A group-III nitride semiconductor is a semiconductor using nitrogen as a group-V element in group III-V semiconductors. An aluminum nitride (AlN), a gallium nitride (GaN), an indium nitride (InN) are typical examples of the group-III nitride semiconductor. In general, the group-III nitride semiconductor may be expressed as AlxInyGa1-x-yN (where 0≦x≦1, 0≦y≦1, and 0≦x+y≦1).

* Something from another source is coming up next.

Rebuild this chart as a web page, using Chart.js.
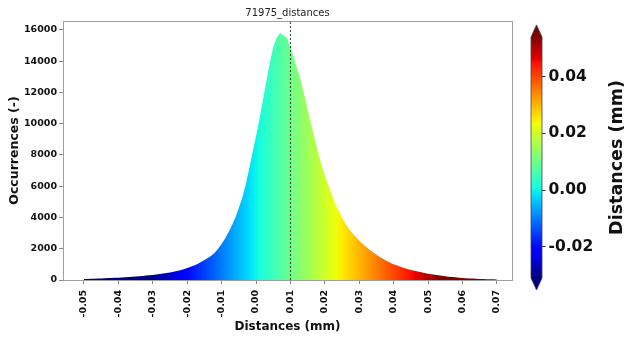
<!DOCTYPE html>
<html>
<head>
<meta charset="utf-8">
<script src="https://cdn.jsdelivr.net/npm/chart.js@4"></script>
<style>
    html, body { margin: 0; padding: 0; background: #fff; }
    #wrap { position: relative; width: 626px; height: 337px; }
    #wrap canvas { position: absolute; left: 0; top: 0; }
</style>
</head>
<body>
<div id="wrap">
    <canvas id="histChart" width="626" height="337"></canvas>
    <canvas id="colorbarChart" width="626" height="337"></canvas>
</div>
<script>
/* 71975_distances 히스토그램 + 컬러바 */

// 데이터
const chartTitle = '71975_distances';
const xTitle = 'Distances (mm)';
const yTitle = 'Occurrences (-)';
const colorbarTitle = 'Distances (mm)';

const binStart = -0.050;   // 첫 구간 중심 (mm)
const binWidth = 0.001;    // 구간 폭 (mm)
const counts = [
    60, 65, 75, 80, 90, 100, 110, 120, 130, 140,
    150, 160, 175, 190, 205, 220, 240, 260, 280, 300,
    320, 350, 380, 410, 445, 480, 530, 580, 630, 690,
    760, 840, 930, 1030, 1150, 1280, 1400, 1550, 1750, 2000,
    2300, 2650, 3050, 3500, 4000, 4600, 5250, 6100, 7100, 8150,
    9200, 10300, 11500, 12700, 13900, 14900, 15500, 15800, 15650, 15500,
    14900, 14200, 13500, 12800, 11900, 10900, 10000, 9100, 8200, 7400,
    6700, 6100, 5500, 4900, 4450, 4000, 3600, 3280, 3000, 2750,
    2520, 2310, 2120, 1940, 1770, 1610, 1470, 1340, 1220, 1110,
    1010, 920, 840, 770, 705, 645, 590, 540, 490, 440,
    400, 360, 330, 300, 270, 240, 215, 190, 170, 150,
    130, 115, 100, 90, 80, 70, 62, 55, 48, 40, 30
];
const markerX = 0.01;      // 점선 위치

const xTicks = [-0.05, -0.04, -0.03, -0.02, -0.01, 0.00, 0.01, 0.02, 0.03, 0.04, 0.05, 0.06, 0.07];
const yTicks = [0, 2000, 4000, 6000, 8000, 10000, 12000, 14000, 16000];
const cbTicks = [-0.02, 0.00, 0.02, 0.04];

const xMin = -0.0561, xMax = 0.0744;
const yMin = 0, yMax = 16570;
const cbMin = -0.031, cbMax = 0.054;

// jet 컬러맵 (matplotlib)
const jetStops = [
    [0.000, 'rgb(0,0,128)'],
    [0.110, 'rgb(0,0,255)'],
    [0.125, 'rgb(0,0,255)'],
    [0.340, 'rgb(0,219,255)'],
    [0.350, 'rgb(0,230,247)'],
    [0.375, 'rgb(21,255,226)'],
    [0.640, 'rgb(239,255,8)'],
    [0.650, 'rgb(247,245,0)'],
    [0.660, 'rgb(255,236,0)'],
    [0.890, 'rgb(255,19,0)'],
    [0.910, 'rgb(232,0,0)'],
    [1.000, 'rgb(128,0,0)']
];

Chart.defaults.font.family = "'DejaVu Sans', sans-serif";
Chart.defaults.color = '#111';

const spineColor = '#a0a0a0';
const tickColor = '#8a8a8a';
const boldTick = { family: "'DejaVu Sans', sans-serif", size: 9.5, weight: 'bold' };

function jetGradient(ctx, x0, y0, x1, y1) {
    const g = ctx.createLinearGradient(x0, y0, x1, y1);
    jetStops.forEach(([p, c]) => g.addColorStop(p, c));
    return g;
}

const setTicks = (values) => (scale) => { scale.ticks = values.map(v => ({ value: v })); };

const points = counts.map((c, i) => ({ x: binStart + i * binWidth, y: c }));

// 히스토그램
new Chart(document.getElementById('histChart').getContext('2d'), {
    type: 'line',
    data: {
        datasets: [
            {
                data: points,
                fill: 'origin',
                borderColor: 'rgba(0,0,0,0)',
                borderWidth: 0,
                pointRadius: 0,
                tension: 0,
                order: 2,
                backgroundColor: (context) => {
                    const { chart } = context;
                    if (!chart.chartArea) return '#0ff';
                    const xs = chart.scales.x;
                    return jetGradient(chart.ctx, xs.getPixelForValue(cbMin), 0, xs.getPixelForValue(cbMax), 0);
                }
            },
            {
                data: [{ x: markerX, y: yMin }, { x: markerX, y: yMax }],
                borderColor: '#333',
                borderWidth: 1,
                borderDash: [2, 2],
                pointRadius: 0,
                fill: false,
                order: 1
            }
        ]
    },
    options: {
        responsive: false,
        animation: false,
        devicePixelRatio: 1,
        layout: { padding: 0 },
        plugins: { legend: { display: false }, tooltip: { enabled: false } },
        scales: {
            x: {
                type: 'linear', position: 'bottom', min: xMin, max: xMax, z: 1,
                afterBuildTicks: setTicks(xTicks),
                afterFit: (s) => { s.height = 57; },
                ticks: {
                    autoSkip: false, minRotation: 90, maxRotation: 90, padding: 6,
                    font: boldTick, color: '#111',
                    callback: (v) => Number(v).toFixed(2)
                },
                grid: { display: true, drawOnChartArea: false, drawTicks: true, tickLength: 4, color: tickColor },
                border: { display: true, color: spineColor },
                title: {
                    display: true, text: xTitle, color: '#111',
                    font: { size: 12, weight: 'bold' }, padding: { top: 0, bottom: 3 }
                }
            },
            x2: {
                type: 'linear', position: 'top', min: xMin, max: xMax, z: 1,
                afterFit: (s) => { s.height = 21; },
                ticks: { display: false },
                grid: { display: false },
                border: { display: true, color: spineColor },
                title: {
                    display: true, text: chartTitle, color: '#222',
                    font: { size: 10 }, padding: { top: 7, bottom: 0 }
                }
            },
            y: {
                type: 'linear', position: 'left', min: yMin, max: yMax, z: 1,
                afterBuildTicks: setTicks(yTicks),
                afterFit: (s) => { s.width = 63; },
                ticks: { font: boldTick, color: '#111', padding: 2, callback: (v) => String(v) },
                grid: { display: true, drawOnChartArea: false, drawTicks: true, tickLength: 4, color: tickColor },
                border: { display: true, color: spineColor },
                title: {
                    display: true, text: yTitle, color: '#111',
                    font: { size: 12.5, weight: 'bold' }, padding: { top: 7.5, bottom: 0 }
                }
            },
            y2: {
                type: 'linear', position: 'right', min: yMin, max: yMax, z: 1,
                afterFit: (s) => { s.width = 114; },
                ticks: { display: false },
                grid: { display: false },
                border: { display: true, color: spineColor }
            }
        }
    }
});

// 컬러바 화살표, 테두리, 라벨
const colorbarExtras = {
    id: 'colorbarExtras',
    afterDatasetsDraw(chart) {
        const { ctx, chartArea: a, scales: { y } } = chart;
        const top = y.getPixelForValue(cbMax);
        const bottom = y.getPixelForValue(cbMin);
        const tip = (bottom - top) * 0.05;
        const cx = (a.left + a.right) / 2;
        ctx.save();
        ctx.fillStyle = jetStops[jetStops.length - 1][1];
        ctx.beginPath();
        ctx.moveTo(a.left, top); ctx.lineTo(cx, top - tip); ctx.lineTo(a.right, top); ctx.closePath();
        ctx.fill();
        ctx.fillStyle = jetStops[0][1];
        ctx.beginPath();
        ctx.moveTo(a.left, bottom); ctx.lineTo(cx, bottom + tip); ctx.lineTo(a.right, bottom); ctx.closePath();
        ctx.fill();

        ctx.strokeStyle = '#444';
        ctx.lineWidth = 0.8;
        ctx.beginPath();
        ctx.moveTo(a.left, top); ctx.lineTo(cx, top - tip); ctx.lineTo(a.right, top);
        ctx.lineTo(a.right, bottom); ctx.lineTo(cx, bottom + tip); ctx.lineTo(a.left, bottom);
        ctx.closePath();
        ctx.stroke();

        ctx.translate(617, (top + bottom) / 2);
        ctx.rotate(-Math.PI / 2);
        ctx.fillStyle = '#111';
        ctx.font = "bold 17.5px 'DejaVu Sans', sans-serif";
        ctx.textAlign = 'center';
        ctx.textBaseline = 'middle';
        ctx.fillText(colorbarTitle, 0, 0);
        ctx.restore();
    }
};

// 컬러바
new Chart(document.getElementById('colorbarChart').getContext('2d'), {
    type: 'bar',
    data: {
        labels: [''],
        datasets: [{
            data: [[cbMin, cbMax]],
            barPercentage: 1,
            categoryPercentage: 1,
            borderWidth: 0,
            backgroundColor: (context) => {
                const { chart } = context;
                if (!chart.chartArea) return '#0ff';
                const ys = chart.scales.y;
                return jetGradient(chart.ctx, 0, ys.getPixelForValue(cbMin), 0, ys.getPixelForValue(cbMax));
            }
        }]
    },
    options: {
        responsive: false,
        animation: false,
        devicePixelRatio: 1,
        layout: { padding: { left: 531, top: 37, bottom: 59, right: 0 } },
        plugins: { legend: { display: false }, tooltip: { enabled: false } },
        scales: {
            x: { display: false },
            y: {
                position: 'right', min: cbMin, max: cbMax,
                afterBuildTicks: setTicks(cbTicks),
                afterFit: (s) => { s.width = 84; },
                ticks: {
                    font: { size: 15.5, weight: 'bold' }, color: '#111', padding: 3,
                    callback: (v) => Number(v).toFixed(2)
                },
                grid: { display: true, drawOnChartArea: false, drawTicks: true, tickLength: 3.5, color: '#333' },
                border: { display: false }
            }
        }
    },
    plugins: [colorbarExtras]
});
</script>
</body>
</html>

A high electron mobility transistor (HEMT) using such a nitride semiconductor has been proposed. The HEMT includes, for example, an electron transit layer made of GaN and an electron supply layer made of AlGaN epitaxially grown on the electron transit layer. A pair of electrodes (e.g. source electrode and drain electrode) is formed to be in contact with the electron supply layer, and a gate electrode is disposed therebetween. The gate electrode is disposed to face the electron supply layer with an insulating film disposed therebetween. Due to the polarization caused by the lattice mismatch of GaN and AlGaN, a two-dimensional (2D) electron gas is formed in an inward position by a few Å from an interface between the electron transit layer and the electron supply layer, within the electron transit layer. The source and the drain are connected through the 2D electron gas as a channel. When the 2D electron gas is blocked by applying a control voltage to the gate electrode, the source and the drain are disconnected from each other. In a state where the control voltage is not applied to the gate electrode, the source and the drain are conducted, forming a normally ON type device.
Since a device using a nitride semiconductor has characteristics such as a high voltage, a high temperature operation, a large current density, high speed switching, and a low on-resistance, the applications to power devices have been studied.

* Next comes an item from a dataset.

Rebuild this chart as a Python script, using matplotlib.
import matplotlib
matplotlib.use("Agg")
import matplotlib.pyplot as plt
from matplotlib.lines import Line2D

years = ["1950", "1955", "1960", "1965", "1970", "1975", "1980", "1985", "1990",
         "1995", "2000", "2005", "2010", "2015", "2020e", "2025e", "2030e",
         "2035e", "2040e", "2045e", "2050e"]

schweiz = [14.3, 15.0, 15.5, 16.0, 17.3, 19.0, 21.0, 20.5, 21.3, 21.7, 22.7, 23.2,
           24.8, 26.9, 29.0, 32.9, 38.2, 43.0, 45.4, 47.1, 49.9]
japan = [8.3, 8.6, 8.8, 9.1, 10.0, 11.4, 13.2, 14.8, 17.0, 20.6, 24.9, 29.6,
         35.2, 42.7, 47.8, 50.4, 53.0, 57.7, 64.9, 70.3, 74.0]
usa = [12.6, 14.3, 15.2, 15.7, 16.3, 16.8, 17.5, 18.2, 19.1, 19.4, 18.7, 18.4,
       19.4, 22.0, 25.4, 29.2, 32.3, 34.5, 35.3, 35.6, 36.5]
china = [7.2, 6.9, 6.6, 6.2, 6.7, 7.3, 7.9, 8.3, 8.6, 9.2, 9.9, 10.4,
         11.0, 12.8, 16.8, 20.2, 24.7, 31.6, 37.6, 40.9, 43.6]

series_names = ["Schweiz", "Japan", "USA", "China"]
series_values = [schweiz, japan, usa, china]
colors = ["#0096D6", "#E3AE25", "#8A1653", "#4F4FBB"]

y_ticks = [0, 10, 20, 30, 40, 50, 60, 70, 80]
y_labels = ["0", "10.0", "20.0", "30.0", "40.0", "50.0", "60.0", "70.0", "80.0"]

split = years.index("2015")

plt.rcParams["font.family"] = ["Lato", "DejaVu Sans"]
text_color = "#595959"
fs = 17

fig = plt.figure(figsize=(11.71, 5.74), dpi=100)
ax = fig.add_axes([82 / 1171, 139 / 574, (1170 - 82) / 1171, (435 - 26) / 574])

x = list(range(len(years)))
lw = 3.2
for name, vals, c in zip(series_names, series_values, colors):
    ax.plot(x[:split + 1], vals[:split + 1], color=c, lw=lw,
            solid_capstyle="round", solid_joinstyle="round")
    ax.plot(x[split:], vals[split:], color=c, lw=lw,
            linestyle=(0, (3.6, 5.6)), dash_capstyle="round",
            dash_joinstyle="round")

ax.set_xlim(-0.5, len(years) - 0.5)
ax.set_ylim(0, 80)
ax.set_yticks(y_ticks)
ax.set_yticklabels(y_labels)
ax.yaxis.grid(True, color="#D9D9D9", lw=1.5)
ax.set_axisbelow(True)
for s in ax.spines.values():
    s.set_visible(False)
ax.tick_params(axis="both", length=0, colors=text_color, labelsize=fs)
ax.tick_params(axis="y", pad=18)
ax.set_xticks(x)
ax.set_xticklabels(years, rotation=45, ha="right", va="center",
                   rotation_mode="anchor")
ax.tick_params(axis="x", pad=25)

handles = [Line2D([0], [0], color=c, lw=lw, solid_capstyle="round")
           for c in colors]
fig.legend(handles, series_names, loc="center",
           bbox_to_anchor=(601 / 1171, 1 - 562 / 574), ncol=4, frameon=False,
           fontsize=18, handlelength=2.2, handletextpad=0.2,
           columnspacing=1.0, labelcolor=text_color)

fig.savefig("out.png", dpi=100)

However, in order to be used as a power device, since it is required to be a normally OFF type device in which a current is cut off at the time of zero biasing, the aforementioned HEMT cannot be applied to the power device.
A structure for realizing a normally OFF type nitride semiconductor HEMT has been proposed.

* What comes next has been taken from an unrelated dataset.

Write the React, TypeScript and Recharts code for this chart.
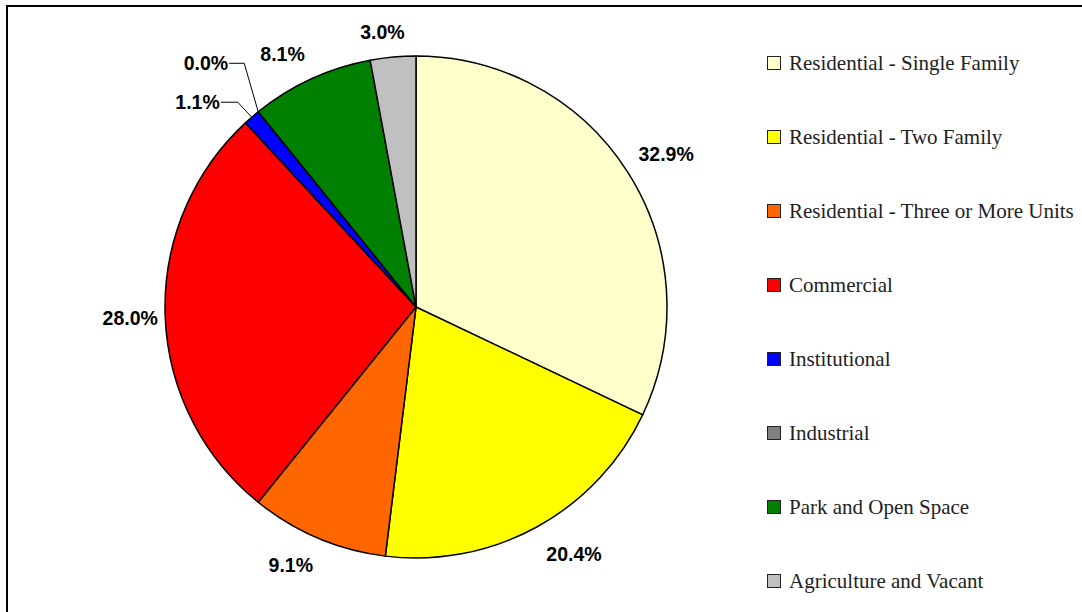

An example for achieving a normally OFF scheme has a configuration in which a p-type GaN layer is stacked on an AlGaN electron supply layer, a gate electrode is disposed thereon, and a channel is lost by a depletion layer spreading from the p-type GaN layer.
When a semiconductor device having the above described configuration is manufactured, the p-type GaN layer is formed on the AlGaN electron supply layer and a gate electrode film is formed on the p-type GaN layer. Thereafter, the p-type GaN layer and the gate electrode film are selectively etched, thereby forming a gate part including the p-type GaN layer and the gate electrode. In the above semiconductor device, high precision is required to obtain the proper etching depth during a gate part forming process.
The reason is as follows. When the p-type GaN layer and the gate electrode film are selectively etched, if even the AlGaN electron supply layer is etched, a thickness of the electron supply layer is reduced, and therefore, the polarization of the electron supply layer is reduced to reduce a 2D electron gas density. On the other hand, even when the p-type GaN layer remains in a region other than a region directly below the gate part, the 2D electron gas density is also reduced. That is to say, the 2D electron gas density is significantly varied depending on an etching depth during the gate part forming process. Therefore, a high precision is required to obtain the proper etching depth during the gate part forming process.